Sorry you are dealing with it too. It S-U-C-K-S. But hopefully it won't be much longer.
Honestly, at almost 4, Lillie's attitude is much worse than it ever was at 2. Granted, now there have been a lot of changes recently, but she has her terror days (yesterday was one of them) and I've noticed she's getting increasingly clingy and when I told her that when Bay Aidan (that's what she calls him) comes, mama won't be home for a couple days, she freaked out with a capital F.

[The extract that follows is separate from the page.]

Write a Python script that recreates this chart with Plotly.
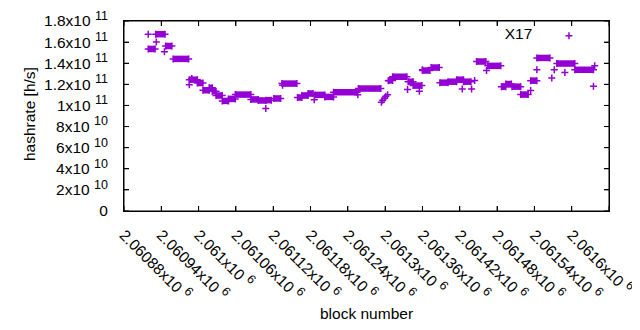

Well at least I'm not alone dealing with this. I really do hope its an age thing. And that is a good idea Valerie. The tantrums can be so disruptive and so frustrating. I keep wondering what happened to me super sweet good kid lol. I keep going to watch her sleep at night or nap times just so that I can see her while she's peaceful and remind myself that she is the child i love and not just a devil child lol
Karry, I have days like that too, where it's just been a horribly day with tantrums and attitude and I need to watch her sleep for a minute. People tell me it gets better so just hold on to that. Granted you have longer than I do for it get better but alas, there is hope. Maybe she is just getting all the nastiness out of her system now and she'll be awesome once she hits 3 or 3 1/2. I know Lillie was a stellar 2 year old until about a month before she turned 3. 2 was a cake walk compared to 3...
Your dd sounds a lot like Lily (my 5 year old) was at that age. She was 2 when Abri was born and really advanced with vocabulary and understanding. It sounds like what you are dealing with is age related more so than sibling related. I found 3 worse than 2 for tantrums. By that time Abri was 9 months old so we were past the adjustment stage. I also found 4 to be more challenging than 3 because of the attitude that came with it.
I think Valerie and I are more on the same page with our boys...Kiefer does not understand at all what is about to happen. We talk about baby sister coming all the time and Jaleigh is super excited because she loves babies and has been through this before but for Kiefer, the whole thing is still an abstract concept that he just doesn't get. I'm terrified for what will happen when his whole world turns upside down because he is already a heathen lol. Jaleigh was much more like your daughter at this age...Kiefer is high energy, destructive, tantrum throwing, typical 2 year old boy.
Omg Valerie I could kiss you. DD had a tantrum at lunch and I said nothing and walked her into her room and told her to come out when she was calm. She came out 3 minutes later calmly asked for what she wanted. And hasn't had a tantrum since then. (Normally she would have had several more by now.) Hallelujah this is definitely a method that appears to work with my DD!